Sébastien Grammond analyse la pensée contractuelle dans l’interprétation de la Constitution canadienne. Il soumet l’hypothèse que la Constitution est le résultat d’un pacte et que cette image est perceptible dans la jurisprudence de la Cour suprême du Canada, ne serait-ce qu’implicitement. La théorie du pacte entre peuples fondateurs constitue un acte de reconnaissance important. En plus, l’auteur avance que ce raisonnement contractuel dépasse les seuls intérêts des entités fédérées, pour intégrer les peuples autochtones et les minorités linguistiques au sein d’un dialogue entre les acteurs clés de la fédération. La flexibilité de la pensée contractuelle permet en ce sens de garder à l’esprit les intérêts des différents partenaires afin de se pencher sur les problèmes actuels (p. 201).

L’analyse de l’avenir du fédéralisme canadien passe aussi certainement par le système électoral et les partis politiques. Arthur Benz dresse une comparaison détaillée des exemples allemand et canadien en soulignant la difficulté de réconcilier le fédéralisme et la démocratie parlementaire. Il distingue le fédéralisme et le système partisan généralement intégré de l’Allemagne et le dualisme intergouvernemental du Canada. Dans ce dernier cas, les acteurs clés de la fédération négocient en marge de la structure constitutionnelle traditionnelle pour privilégier les ententes souples. La logique de concurrence entre les acteurs se combine ainsi avec une volonté de coopération. C’est donc une manière novatrice de répondre au conflit structurel entre le fédéralisme et la démocratie parlementaire.

Brian Tanguay propose une recontextualisation actuelle des conclusions d’Alan C. Cairns selon lesquelles le mode de scrutin uninominal à un tour accentue les tensions régionales et linguistiques du Canada. Il ne correspond pas vraiment à l’image typique tel qu’il est normalement décrit, car il maintient un système partisan multipartite. L’auteur soutient qu’un système proportionnel mixte serait bénéfique pour le Canada, notamment en raison d’une plus grande diversité des points de vue et d’une meilleure représentation de la diversité parmi les élus (p. 257).

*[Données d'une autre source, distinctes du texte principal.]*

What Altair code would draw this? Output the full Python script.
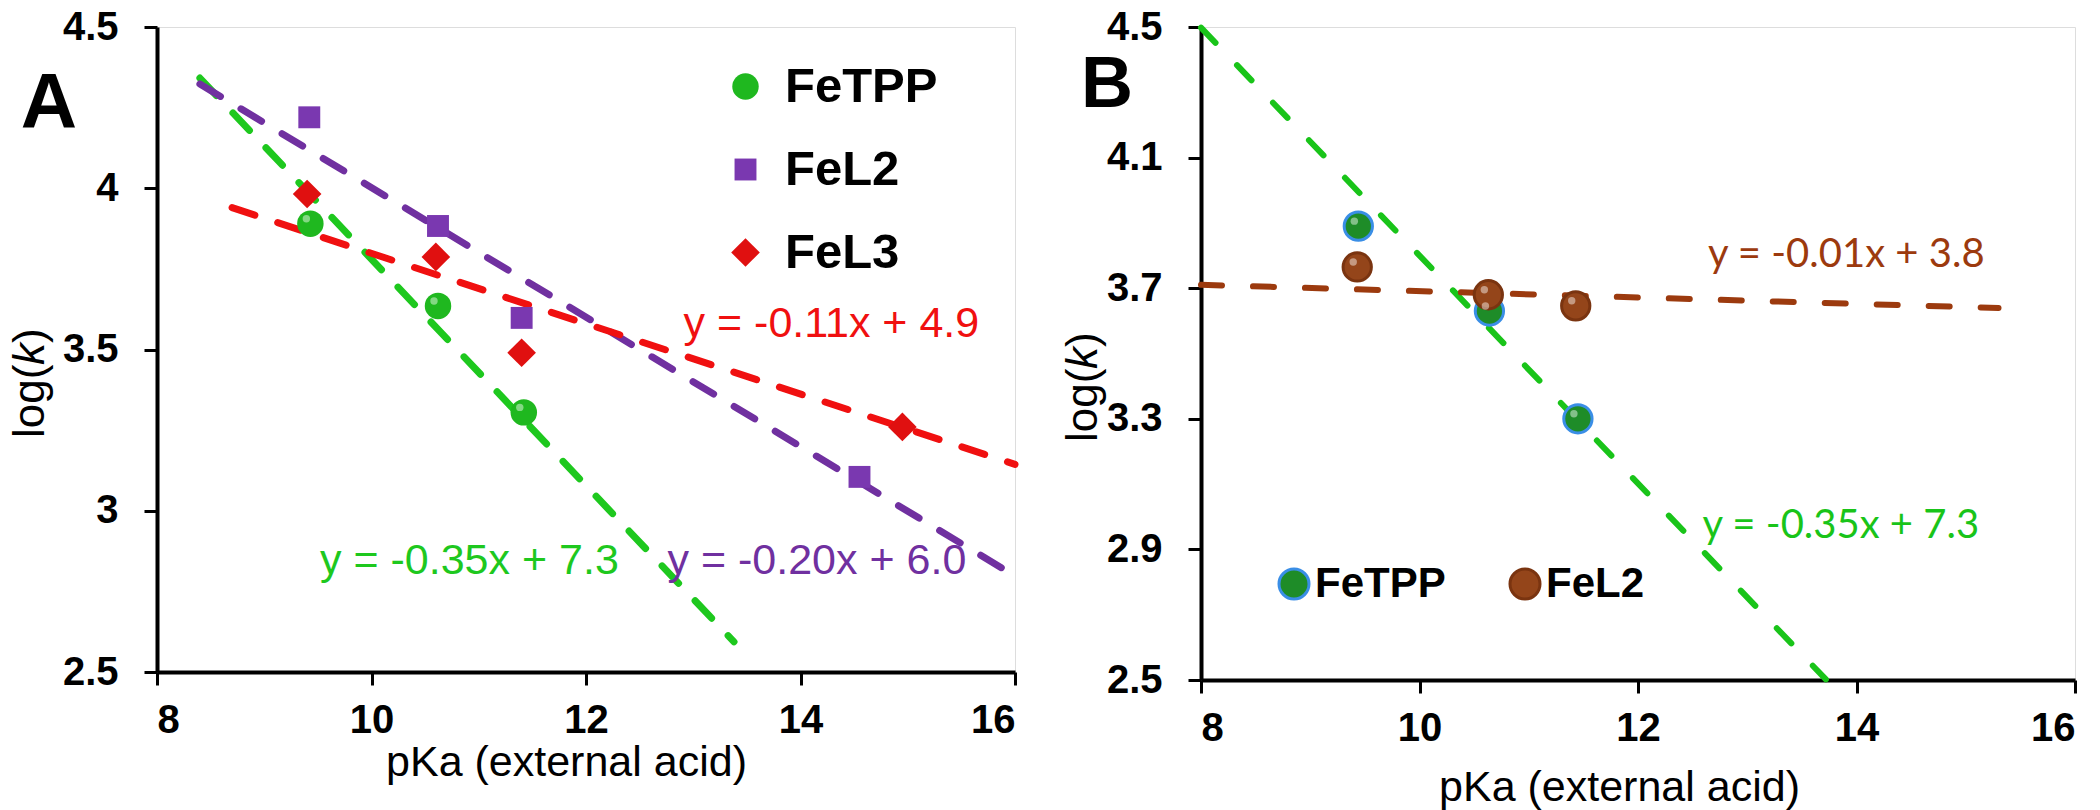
import altair as alt
import pandas as pd

# ---------------- Panel A data ----------------
a_series = ["FeTPP", "FeL2", "FeL3"]

fetpp_pka_a = [9.43, 10.62, 11.42]
fetpp_logk_a = [3.89, 3.635, 3.305]
fel2_pka_a = [9.42, 10.62, 11.40, 14.55]
fel2_logk_a = [4.22, 3.883, 3.598, 3.105]
fel3_pka_a = [9.40, 10.60, 11.40, 14.95]
fel3_logk_a = [3.982, 3.787, 3.49, 3.26]

# trend lines (slope, intercept, x range)
a_slope = [-0.351, -0.2007, -0.109]
a_intercept = [7.29, 6.009, 4.888]
a_from = [8.40, 8.40, 8.70]
a_to = [13.38, 15.95, 16.0]

a_eq_text = ["y = -0.35x + 7.3", "y = -0.20x + 6.0", "y = -0.11x + 4.9"]
a_eq_pka = [9.52, 12.76, 12.91]
a_eq_logk = [2.804, 2.804, 3.539]

# ---------------- Panel B data ----------------
b_series = ["FeTPP", "FeL2"]

fetpp_pka_b = [9.44, 10.64, 11.45]
fetpp_logk_b = [3.89, 3.63, 3.30]
fel2_pka_b = [9.43, 10.63, 11.43]
fel2_logk_b = [3.765, 3.68, 3.646]

b_slope = [-0.349, -0.0097]
b_intercept = [7.29, 3.788]
b_from = [8.0, 8.0]
b_to = [13.72, 15.3]

b_eq_text = ["y = -0.35x + 7.3", "y = -0.01x + 3.8"]
b_eq_pka = [12.59, 12.64]
b_eq_logk = [2.935, 3.765]

# ---------------- tables ----------------
pts_a = pd.concat([
    pd.DataFrame({"series": "FeTPP", "pKa": fetpp_pka_a, "logk": fetpp_logk_a}),
    pd.DataFrame({"series": "FeL2", "pKa": fel2_pka_a, "logk": fel2_logk_a}),
    pd.DataFrame({"series": "FeL3", "pKa": fel3_pka_a, "logk": fel3_logk_a}),
])
fits_a = pd.DataFrame({"series": a_series, "m": a_slope, "b": a_intercept,
                       "x1": a_from, "x2": a_to})
eq_a = pd.DataFrame({"series": a_series, "text": a_eq_text,
                     "pKa": a_eq_pka, "logk": a_eq_logk})

pts_b = pd.concat([
    pd.DataFrame({"series": "FeTPP", "pKa": fetpp_pka_b, "logk": fetpp_logk_b}),
    pd.DataFrame({"series": "FeL2", "pKa": fel2_pka_b, "logk": fel2_logk_b}),
])
fits_b = pd.DataFrame({"series": b_series, "m": b_slope, "b": b_intercept,
                       "x1": b_from, "x2": b_to})
eq_b = pd.DataFrame({"series": b_series, "text": b_eq_text,
                     "pKa": b_eq_pka, "logk": b_eq_logk})

ARIAL = "Liberation Sans"


def x_axis(title_x, title_y):
    return alt.Axis(values=[8, 10, 12, 14, 16], format="d", grid=False,
                    domainColor="black", domainWidth=4, tickColor="black",
                    tickWidth=3, tickSize=13, labelFont=ARIAL, labelFontWeight="bold",
                    labelFontSize=40, labelColor="black", labelPadding=15,
                    title="pKa (external acid)", titleFont=ARIAL,
                    titleFontWeight="normal", titleFontSize=43, titleColor="black",
                    titleX=title_x, titleY=title_y, titleBaseline="alphabetic")


def y_axis(values, fmt):
    return alt.Axis(values=values, format=fmt, grid=False, domainColor="black",
                    domainWidth=4, tickColor="black", tickWidth=3, tickSize=13,
                    labelFont=ARIAL, labelFontWeight="bold", labelFontSize=40,
                    labelColor="black", labelPadding=26, title=None)


def ylabel(left, bottom):
    # log(k) with italic k, written bottom-to-top
    parts = []
    for txt, off, style in [("log(", 0, "normal"), ("k", 73, "italic"), (")", 95, "normal")]:
        parts.append(
            alt.Chart(pd.DataFrame({"t": [txt]})).mark_text(
                font=ARIAL, fontSize=44, fontStyle=style, angle=270,
                align="left", baseline="middle", color="black"
            ).encode(text="t:N", x=alt.value(left), y=alt.value(bottom - off))
        )
    return parts


def letter(txt, x, y, size):
    return alt.Chart(pd.DataFrame({"t": [txt]})).mark_text(
        font=ARIAL, fontSize=size, fontWeight="bold", align="center",
        baseline="alphabetic", color="black"
    ).encode(text="t:N", x=alt.value(x), y=alt.value(y))


def fit_layers(fits, eqs, series, colors, xs, ys, xaxis, yaxis, width, dash, font, fsize):
    layers = []
    for s, col in zip(series, colors):
        layers.append(
            alt.Chart(fits).transform_filter(alt.datum.series == s).transform_calculate(
                y1="datum.m * datum.x1 + datum.b", y2="datum.m * datum.x2 + datum.b"
            ).mark_rule(strokeWidth=width, strokeDash=dash, strokeCap="round",
                        color=col).encode(
                x=alt.X("x1:Q", scale=xs, axis=xaxis),
                x2="x2:Q",
                y=alt.Y("y1:Q", scale=ys, axis=yaxis),
                y2="y2:Q",
            )
        )
    for s, col in zip(series, colors):
        layers.append(
            alt.Chart(eqs).transform_filter(alt.datum.series == s).mark_text(
                font=font, fontSize=fsize, align="left", baseline="alphabetic",
                color=col
            ).encode(x=alt.X("pKa:Q", scale=xs), y=alt.Y("logk:Q", scale=ys),
                     text="text:N")
        )
    return layers


def shine(data, keep, xs, ys):
    # small light spot that gives the round markers a sphere look
    return alt.Chart(data).transform_filter(
        alt.FieldOneOfPredicate(field="series", oneOf=keep)
    ).mark_point(filled=True, shape="circle", size=55, color="white", opacity=0.45,
                 xOffset=-4, yOffset=-5).encode(
        x=alt.X("pKa:Q", scale=xs), y=alt.Y("logk:Q", scale=ys)
    )


# ---------------- Panel A ----------------
xa = alt.Scale(domain=[8, 16], nice=False, zero=False)
ya = alt.Scale(domain=[2.5, 4.5], nice=False, zero=False)

leg_a = alt.Legend(orient="none", legendX=564, legendY=35, title=None,
                   direction="vertical", padding=0,
                   labelFont=ARIAL, labelFontWeight="bold",
                   labelFontSize=49, labelColor="black",
                   labelOffset=15, rowPadding=33, symbolStrokeWidth=0)

pts_a_chart = alt.Chart(pts_a).mark_point(filled=True, opacity=1).encode(
    x=alt.X("pKa:Q", scale=xa),
    y=alt.Y("logk:Q", scale=ya),
    fill=alt.Fill("series:N",
                  scale=alt.Scale(domain=a_series, range=["#1fb81f", "#7a38b0", "#e01010"]),
                  legend=leg_a),
    shape=alt.Shape("series:N",
                    scale=alt.Scale(domain=a_series, range=["circle", "square", "diamond"]),
                    legend=leg_a),
    size=alt.Size("series:N",
                  scale=alt.Scale(type="ordinal", domain=a_series, range=[700, 480, 820]),
                  legend=leg_a),
)

chart_a = alt.layer(
    *fit_layers(fits_a, eq_a, a_series, ["#1ec81e", "#7030a0", "#f01010"], xa, ya,
                x_axis(409, 103), y_axis([2.5, 3, 3.5, 4, 4.5], "~g"),
                7, [24, 24], ARIAL, 43),
    pts_a_chart,
    shine(pts_a, ["FeTPP"], xa, ya),
    *ylabel(-126, 411),
    letter("A", -108, 101, 78),
).properties(width=858, height=645)

# ---------------- Panel B ----------------
xb = alt.Scale(domain=[8, 16], nice=False, zero=False)
yb = alt.Scale(domain=[2.5, 4.5], nice=False, zero=False)

leg_b = alt.Legend(orient="none", legendX=72, legendY=536, title=None,
                   direction="horizontal", columns=2, padding=0,
                   labelFont=ARIAL, labelFontWeight="bold", labelFontSize=42,
                   labelColor="black", labelOffset=0, columnPadding=58,
                   symbolSize=900, symbolStrokeWidth=3)

pts_b_chart = alt.Chart(pts_b).mark_point(filled=True, opacity=1, size=800,
                                          strokeWidth=3).encode(
    x=alt.X("pKa:Q", scale=xb),
    y=alt.Y("logk:Q", scale=yb),
    fill=alt.Fill("series:N",
                  scale=alt.Scale(domain=b_series, range=["#1e8c28", "#94451a"]),
                  legend=leg_b),
    stroke=alt.Stroke("series:N",
                      scale=alt.Scale(domain=b_series, range=["#3a8ee6", "#7a3410"]),
                      legend=leg_b),
)

chart_b = alt.layer(
    *fit_layers(fits_b, eq_b, b_series, ["#19c419", "#9c3a0e"], xb, yb,
                x_axis(418, 120), y_axis([2.5, 2.9, 3.3, 3.7, 4.1, 4.5], ".1f"),
                6, [21, 31], "Lato", 40),
    pts_b_chart,
    shine(pts_b, b_series, xb, yb),
    *ylabel(-117, 415),
    letter("B", -94, 80, 72),
).properties(width=874, height=653)

chart = alt.hconcat(
    chart_a, chart_b, spacing=42,
    padding={"left": 0, "top": -2, "right": 0, "bottom": 0}
).resolve_scale(
    fill="independent", stroke="independent", shape="independent",
    size="independent", x="independent", y="independent"
).configure_view(stroke="black", strokeWidth=4).configure(background="white")

chart.save("out.html", embed_options={"renderer": "svg", "actions": False})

Enfin, concernant les relations intergouvernementales, Eva Maria Belser compare les expériences suisse et canadienne. Elle détaille l’accentuation de la coopération intercantonale suisse nécessaire pour contrebalancer la centralisation fédérale accrue. Cette coopération tend en revanche à concentrer les pouvoirs décisionnels entre les mains des exécutifs cantonaux au détriment des Parlements, ce qui soulève la question du déficit démocratique.

Noura Karazivan explore elle aussi dans son chapitre la tension entre la nature plus coopérative du fédéralisme canadien et la démocratie parlementaire. Compte tenu de la souveraineté parlementaire reconnue par les tribunaux, les ententes intergouvernementales négociées peuvent être révoquées par les législatures. L’auteure soumet l’hypothèse que la consolidation et l’interprétation des régimes d’ententes entre gouvernements devraient échoir aux acteurs législatifs et gouvernementaux plutôt qu’aux tribunaux, afin de respecter au mieux la séparation des pouvoirs et le souci constant d’imputabilité démocratique.

Jean-Philippe Gauvin et Martin Papillon décrivent au chapitre suivant les critiques découlant du fédéralisme exécutif. Ce dernier contribue à limiter la participation des citoyens dans les affaires publiques, de même qu’il réduit l’imputabilité des exécutifs face aux législatures et au public. Le manque de transparence des ententes intergouvernementales est aussi décrié. Les auteurs nuancent cependant ces critiques en départageant les ententes politiques des ententes administratives. Ils évoquent aussi les bienfaits des ententes comme outils de coopération et de coordination horizontale entre les entités fédérées et les peuples autochtones.

Le dernier chapitre, écrit par Yasmeen Abu-Laban, met en lumière la distinction entre les deux Canadas, soit l’un d’ouverture aux autres et l’autre de repli sur soi. L’auteure plaide pour un fédéralisme pluraliste qui permet la participation de l’ensemble des acteurs clés de la fédération. Ce fédéralisme est le souhait d’une conception plus inclusive et multinationale du fédéralisme canadien.

***

La principale force de l’ouvrage réside dans l’idéal proposé tout au long des différents chapitres, soit le dialogue incessant entre les différences de points de vue, les disciplines universitaires, le passé et l’avenir, sans oublier les acteurs clés de la fédération. Le lecteur est loin de s’y perdre tant l’accessibilité des sujets se concilie bien avec la profondeur du cadre analytique transversal.

L’avenir du fédéralisme canadien sied, par la multitude des perspectives adoptées, autant à la communauté étudiante s’intéressant de près ou de loin aux questions de pluralisme national qu’à la communauté de recherche qui étudie en profondeur le renouvellement institutionnel des structures fédérales. Plus de 150 ans après la création de l’État canadien et outrepassant les frontières disciplinaires parfois perméables, il est très certainement une contribution riche et nécessaire à la littérature sur le fédéralisme et permet de le représenter dans toute sa complexité. Seul l’avenir pourra maintenant nous renseigner sur son évolution et son expression au sein des démocraties libérales et dans quelle mesure il s’opère.